Instructions for the task » With pictures left out, retype the lines from the start of the records through the one that contains "pt_size = [9.5, 2.64, 1.32, 1.0]".

[Records from a dataset]
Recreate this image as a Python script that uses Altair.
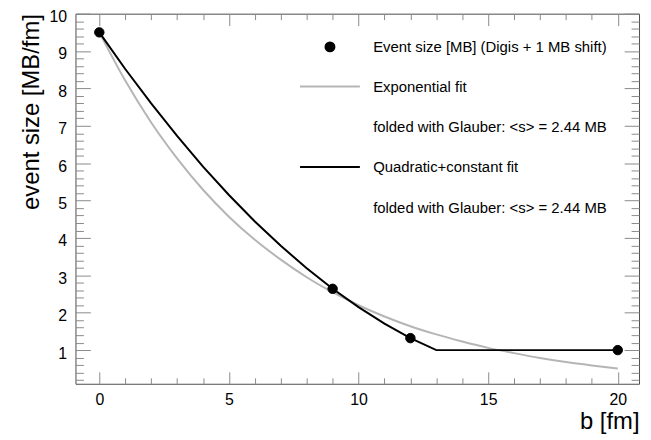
import altair as alt
import pandas as pd

# ---- data ----
pt_b = [0, 9, 12, 20]
pt_size = [9.5, 2.64, 1.32, 1.0]

exp_b = [0, 1, 2, 3, 4, 5, 6, 7, 8, 9, 10, 11, 12, 13, 14, 15, 16, 17, 18, 19, 20]
exp_size = [9.50, 8.21, 7.09, 6.13, 5.29, 4.57, 3.95, 3.42, 2.95, 2.55, 2.20,
            1.90, 1.64, 1.42, 1.23, 1.06, 0.92, 0.79, 0.68, 0.59, 0.51]

quad_b = [0, 1, 2, 3, 4, 5, 6, 7, 8, 9, 10, 11, 12, 13, 20]
quad_size = [9.50, 8.52, 7.60, 6.73, 5.91, 5.15, 4.44, 3.79, 3.19, 2.64, 2.15,
             1.71, 1.32, 1.00, 1.00]

legend_keys = ["pts", "exp", "g1", "quad", "g2"]
legend_labels = ["Event size [MB] (Digis + 1 MB shift)",
                 "Exponential fit",
                 "folded with Glauber: <s> = 2.44 MB",
                 "Quadratic+constant fit",
                 "folded with Glauber: <s> = 2.44 MB"]

x_major = [0, 5, 10, 15, 20]
x_minor = list(range(0, 21))
y_major = [1, 2, 3, 4, 5, 6, 7, 8, 9, 10]
y_minor = [round(0.2 * i, 1) for i in range(1, 51)]

# ---- layout ----
W, H = 568, 373
XD = [-0.92, 20.82]
YD = [0.1, 10]
FONT = "Liberation Sans"
TICK = "#8a8a8a"

pts_df = pd.DataFrame({"b": pt_b, "size": pt_size, "key": ["pts"] * len(pt_b)})
exp_df = pd.DataFrame({"b": exp_b, "size": exp_size})
quad_df = pd.DataFrame({"b": quad_b, "size": quad_size})

xs = alt.Scale(domain=XD, nice=False, zero=False)
ys = alt.Scale(domain=YD, nice=False, zero=False)

xtick = {"condition": {"test": "datum.value % 5 === 0", "value": 12}, "value": 6}
ytick = {"condition": {"test": "abs(datum.value - round(datum.value)) < 0.001", "value": 15}, "value": 8}

label_expr = " : ".join(
    f"datum.value == '{k}' ? '{l}'" for k, l in zip(legend_keys[:-1], legend_labels[:-1])
) + f" : '{legend_labels[-1]}'"

def tick_axis(orient, values, size, offset):
    return alt.Axis(orient=orient, values=values, tickSize=size, offset=offset,
                    labels=False, domain=False, grid=False, title=None,
                    tickColor=TICK, tickWidth=1)

gray = alt.Chart(exp_df).mark_line(color="#b5b5b5", strokeWidth=2, interpolate="monotone").encode(
    x=alt.X("b:Q", scale=xs, axis=alt.Axis(
        orient="bottom", values=x_major, ticks=False, tickSize=0, domain=False, grid=False,
        labelFontSize=16, labelFont=FONT, labelColor="black", labelPadding=8,
        title="b [fm]", titleAnchor="end", titleFontSize=24, titleFont=FONT,
        titleFontWeight="normal", titleColor="black", titlePadding=2)),
    y=alt.Y("size:Q", scale=ys, axis=alt.Axis(
        orient="left", values=y_major, ticks=False, tickSize=0, domain=False, grid=False,
        labelFontSize=16, labelFont=FONT, labelColor="black", labelPadding=9, labelOffset=3,
        title="event size [MB/fm]", titleAnchor="end", titleFontSize=24, titleFont=FONT,
        titleFontWeight="normal", titleColor="black", titlePadding=5)),
)

black = alt.Chart(quad_df).mark_line(color="black", strokeWidth=2, interpolate="linear").encode(
    x=alt.X("b:Q", scale=xs, axis=tick_axis("top", x_minor, xtick, -H)),
    y=alt.Y("size:Q", scale=ys, axis=tick_axis("right", y_minor, ytick, -W)),
)

leg = alt.Legend(title=None, orient="none", legendX=249, legendY=26,
                 labelExpr=label_expr, labelFont=FONT, labelFontSize=15,
                 labelColor="black", labelOffset=36, labelLimit=500,
                 rowPadding=24, symbolSize=81, symbolStrokeWidth=2,
                 padding=0, symbolOffset=0)

points = alt.Chart(pts_df).mark_point(filled=True, size=90, strokeWidth=1, opacity=1).encode(
    x=alt.X("b:Q", scale=xs, axis=tick_axis("bottom", x_minor, xtick, -H)),
    y=alt.Y("size:Q", scale=ys, axis=tick_axis("left", y_minor, ytick, -W)),
    fill=alt.Fill("key:N", scale=alt.Scale(domain=legend_keys,
                  range=["black", "transparent", "transparent", "transparent", "transparent"]), legend=leg),
    stroke=alt.Stroke("key:N", scale=alt.Scale(domain=legend_keys,
                  range=["black", "#b5b5b5", "transparent", "black", "transparent"]), legend=leg),
    shape=alt.Shape("key:N", scale=alt.Scale(domain=legend_keys,
                  range=["circle", "M-6.7,0L6.7,0", "circle", "M-6.7,0L6.7,0", "circle"]), legend=leg),
)

chart = alt.layer(gray, black, points).resolve_axis(
    x="independent", y="independent"
).properties(
    width=W, height=H,
    autosize=alt.AutoSizeParams(type="none"),
    padding={"left": 68, "top": 4, "right": 4, "bottom": 60},
    background="white",
).configure_view(stroke="#4d4d4d", strokeWidth=1)

chart.save("out.html", embed_options={"renderer": "svg", "actions": False})
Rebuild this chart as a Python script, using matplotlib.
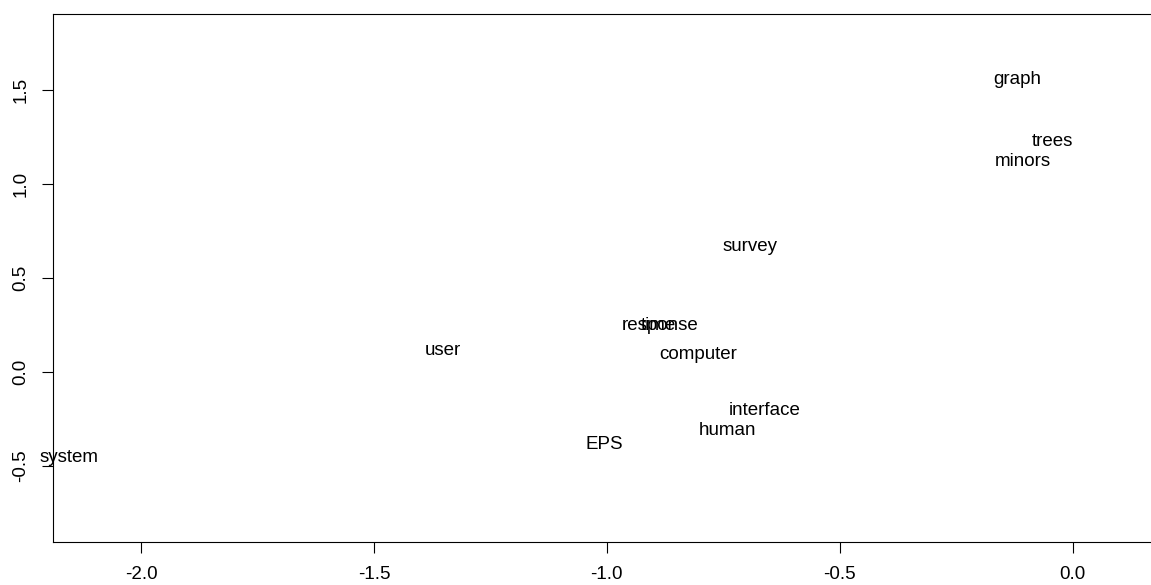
import numpy as np
from matplotlib import pyplot as plt

# terms and their coordinates
words = ["graph", "trees", "minors", "survey", "response", "time", "user",
         "computer", "interface", "human", "EPS", "system"]
xs = [-0.120, -0.043, -0.107, -0.692, -0.885, -0.889, -1.351,
      -0.803, -0.662, -0.741, -1.005, -2.155]
ys = [1.566, 1.237, 1.130, 0.678, 0.258, 0.258, 0.125,
      0.104, -0.194, -0.301, -0.375, -0.444]

xticks = [-2.0, -1.5, -1.0, -0.5, 0.0]
yticks = [-0.5, 0.0, 0.5, 1.0, 1.5]

plt.rcParams['font.family'] = ['Liberation Sans', 'DejaVu Sans']

fig = plt.figure(figsize=(11.51, 5.85), dpi=100)
ax = fig.add_axes([53/1151, 43/585, 1.0 - 53/1151 + 0.003, (542-14)/585])

for w, x, y in zip(words, xs, ys):
    ax.text(x, y, w, ha="center", va="center_baseline", fontsize=13.5, clip_on=False)

ax.set_xlim(-2.189, 0.1755)
ax.set_ylim(-0.904, 1.904)
ax.set_xticks(xticks)
ax.set_xticklabels(["%.1f" % t for t in xticks])
ax.set_yticks(yticks)
ax.set_yticklabels(["%.1f" % t for t in yticks], rotation=90, va="center")
ax.tick_params(labelsize=13.5, length=8, width=0.8, pad=9, color="black")
for s in ax.spines.values():
    s.set_linewidth(0.8)
    s.set_color("black")

fig.savefig("out.png", dpi=100)
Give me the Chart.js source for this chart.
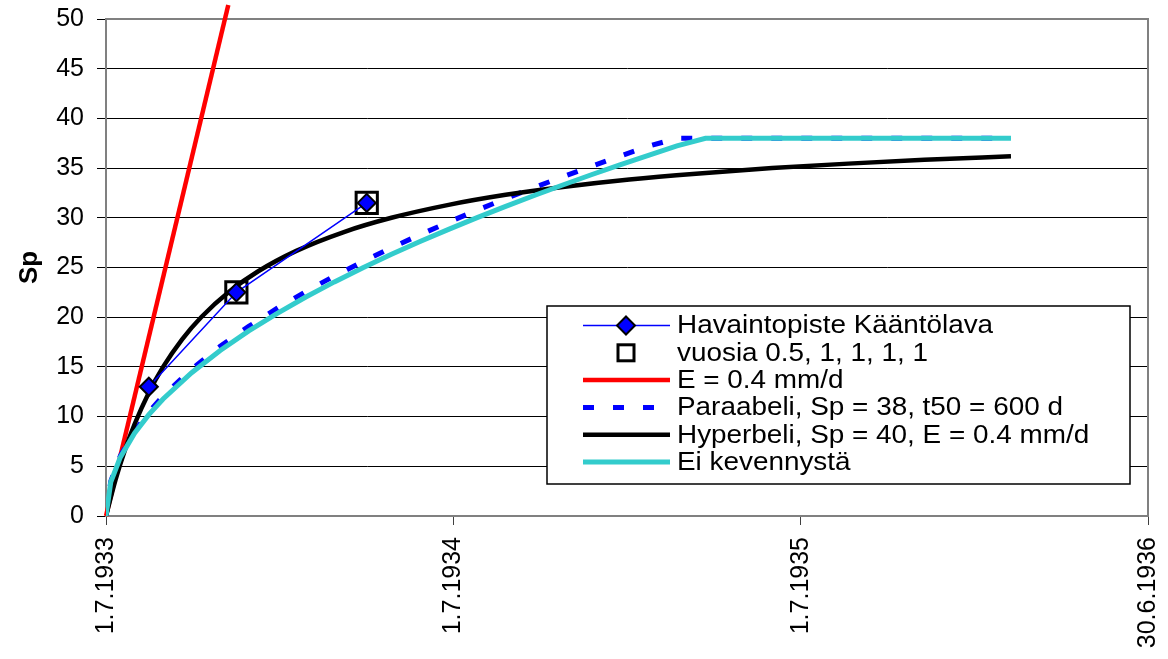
<!DOCTYPE html>
<html lang="fi">
<head>
<meta charset="UTF-8">
<title>Sp - Havaintopiste Kääntölava</title>
<style>
    body {
        margin: 0;
        background: #ffffff;
    }
    #chart {
        display: block;
    }
</style>
</head>
<body>
<canvas id="chart" width="1168" height="659"></canvas>

<script src="https://cdn.jsdelivr.net/npm/chart.js"></script>
<script>
// x values are days counted from 1.7.1933
const xTickDays = [0, 365, 730, 1095];
const xTickLabels = ['1.7.1933', '1.7.1934', '1.7.1935', '30.6.1936'];

const obsDays = [45, 137, 274];
const obsSp = [13.0, 22.5, 31.5];

const yearDays = [137, 274];
const yearSp = [22.5, 31.5];

const redDays = [0, 128.5];
const redSp = [0, 51.4];

const curveDays = [0, 5, 15, 30, 45, 60, 90, 120, 150, 180, 210, 240, 270, 300, 330, 360, 390, 420, 450, 480, 510, 540, 570, 600, 630, 951];
const paraSp = [0, 3.48, 6.03, 8.53, 10.45, 12.07, 14.78, 17.07, 19.08, 20.90, 22.58, 24.14, 25.60, 26.99, 28.30, 29.56, 30.77, 31.93, 33.05, 34.13, 35.18, 36.20, 37.20, 38, 38, 38];
const eiSp = [0, 3.40, 5.89, 8.33, 10.20, 11.77, 14.42, 16.65, 18.62, 20.39, 22.03, 23.55, 24.98, 26.33, 27.61, 28.84, 30.02, 31.15, 32.24, 33.30, 34.33, 35.32, 36.29, 37.23, 38, 38];

const hypDays = [0, 10, 20, 30, 45, 60, 80, 100, 130, 160, 200, 250, 300, 360, 420, 480, 550, 620, 700, 780, 860, 951];
const hypSp = [0, 3.64, 6.67, 9.23, 12.41, 15.0, 17.78, 20.0, 22.61, 24.62, 26.67, 28.57, 30.0, 31.30, 32.31, 33.10, 33.85, 34.44, 35.0, 35.45, 35.83, 36.19];

const seriesNames = [
    'Havaintopiste Kääntölava',
    'vuosia 0.5, 1, 1, 1, 1',
    'E = 0.4 mm/d',
    'Paraabeli, Sp = 38, t50 = 600 d',
    'Hyperbeli, Sp = 40, E = 0.4 mm/d',
    'Ei kevennystä'
];

function pts(xs, ys) {
    return xs.map((x, i) => ({ x: x, y: ys[i] }));
}

const FONT = '"Liberation Sans", Arial, sans-serif';
Chart.defaults.font.family = FONT;
Chart.defaults.color = '#000';

// keep the plot area exactly where the layout padding puts it
function noExtraPadding(scale) {
    scale.paddingLeft = 0;
    scale.paddingRight = 0;
    scale.paddingTop = 0;
    scale.paddingBottom = 0;
}

// legend drawn inside the plot, lower right
const legendBox = {
    id: 'legendBox',
    afterDraw(chart) {
        const ctx = chart.ctx;
        const bx = 547, by = 306, bw = 583, bh = 178;
        ctx.save();
        ctx.fillStyle = '#fff';
        ctx.fillRect(bx, by, bw, bh);
        ctx.strokeStyle = '#000';
        ctx.lineWidth = 1.5;
        ctx.strokeRect(bx, by, bw, bh);

        const x1 = 583, x2 = 670, xm = 626;
        ctx.font = '25px ' + FONT;
        ctx.textBaseline = 'middle';
        chart.data.datasets.forEach((ds, i) => {
            const y = 325.5 + i * 27.3;
            ctx.save();
            if (ds.showLine !== false) {
                ctx.strokeStyle = ds.borderColor;
                ctx.lineWidth = ds.borderWidth;
                ctx.setLineDash(ds.borderDash || []);
                ctx.beginPath();
                ctx.moveTo(x1, y);
                ctx.lineTo(x2, y);
                ctx.stroke();
            }
            ctx.setLineDash([]);
            if (ds.pointStyle === 'rectRot') {
                ctx.beginPath();
                ctx.moveTo(xm, y - 9);
                ctx.lineTo(xm + 9, y);
                ctx.lineTo(xm, y + 9);
                ctx.lineTo(xm - 9, y);
                ctx.closePath();
                ctx.fillStyle = ds.pointBackgroundColor;
                ctx.fill();
                ctx.lineWidth = 2;
                ctx.strokeStyle = '#000';
                ctx.stroke();
            } else if (ds.pointStyle === 'rect') {
                ctx.lineWidth = 3;
                ctx.strokeStyle = '#000';
                ctx.strokeRect(xm - 8, y - 8, 16, 16);
            }
            // text is a little wider than plain Arial in the original
            ctx.translate(677, y + 1);
            ctx.scale(1.115, 1);
            ctx.fillStyle = '#000';
            ctx.fillText(ds.label, 0, 0);
            ctx.restore();
        });
        ctx.restore();
    }
};

// grey frame round the plot area
const plotFrame = {
    id: 'plotFrame',
    beforeDatasetsDraw(chart) {
        const a = chart.chartArea;
        const ctx = chart.ctx;
        ctx.save();
        ctx.strokeStyle = '#808080';
        ctx.lineWidth = 2;
        ctx.strokeRect(a.left, a.top, a.right - a.left, a.bottom - a.top);
        ctx.restore();
    }
};

new Chart(document.getElementById('chart'), {
    type: 'line',
    data: {
        datasets: [
            {
                label: seriesNames[0],
                data: pts(obsDays, obsSp),
                borderColor: '#0000ff',
                borderWidth: 1.5,
                pointStyle: 'rectRot',
                pointRadius: 9,
                pointBackgroundColor: '#0000ff',
                pointBorderColor: '#000',
                pointBorderWidth: 2,
                tension: 0,
                order: 0
            },
            {
                label: seriesNames[1],
                data: pts(yearDays, yearSp),
                showLine: false,
                pointStyle: 'rect',
                pointRadius: 15,
                pointBackgroundColor: 'rgba(255,255,255,0)',
                pointBorderColor: '#000',
                pointBorderWidth: 3,
                borderColor: '#000',
                order: 1
            },
            {
                label: seriesNames[2],
                data: pts(redDays, redSp),
                borderColor: '#ff0000',
                borderWidth: 4.5,
                pointRadius: 0,
                clip: false,
                order: 5
            },
            {
                label: seriesNames[3],
                data: pts(curveDays, paraSp),
                borderColor: '#0000ff',
                borderWidth: 5,
                borderDash: [11, 19],
                pointRadius: 0,
                order: 4
            },
            {
                label: seriesNames[4],
                data: pts(hypDays, hypSp),
                borderColor: '#000000',
                borderWidth: 4.5,
                pointRadius: 0,
                cubicInterpolationMode: 'monotone',
                order: 3
            },
            {
                label: seriesNames[5],
                data: pts(curveDays, eiSp),
                borderColor: '#33cccc',
                borderWidth: 5,
                pointRadius: 0,
                order: 2
            }
        ]
    },
    options: {
        responsive: false,
        animation: false,
        layout: {
            padding: { left: 10, top: 19, right: 20, bottom: 0 }
        },
        plugins: {
            legend: { display: false },
            tooltip: { enabled: false }
        },
        scales: {
            x: {
                type: 'linear',
                min: 0,
                max: 1095,
                afterBuildTicks: (scale) => {
                    scale.ticks = xTickDays.map(v => ({ value: v }));
                },
                afterFit: (scale) => {
                    scale.height = 143;
                    noExtraPadding(scale);
                },
                ticks: {
                    callback: (value) => xTickLabels[xTickDays.indexOf(value)],
                    minRotation: 90,
                    maxRotation: 90,
                    padding: 12,
                    font: { size: 25 },
                    color: '#000'
                },
                grid: {
                    drawOnChartArea: false,
                    tickLength: 9,
                    color: '#404040'
                },
                border: { color: '#808080', width: 2 }
            },
            y: {
                min: 0,
                max: 50,
                afterFit: (scale) => {
                    scale.width = 96;
                    noExtraPadding(scale);
                },
                ticks: {
                    stepSize: 5,
                    padding: 13,
                    font: { size: 25 },
                    color: '#000'
                },
                grid: {
                    color: '#000',
                    lineWidth: 1,
                    tickLength: 9
                },
                border: { color: '#808080', width: 2 },
                title: {
                    display: true,
                    text: 'Sp',
                    font: { size: 26, weight: 'bold' },
                    color: '#000',
                    padding: { top: 4, bottom: 4 }
                }
            }
        }
    },
    plugins: [plotFrame, legendBox]
});
</script>
</body>
</html>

Result of the exercise »
Recreate this image as a Python script that uses Altair.
import altair as alt
import pandas as pd

# ---- data ----
pt_b = [0, 9, 12, 20]
pt_size = [9.5, 2.64, 1.32, 1.0]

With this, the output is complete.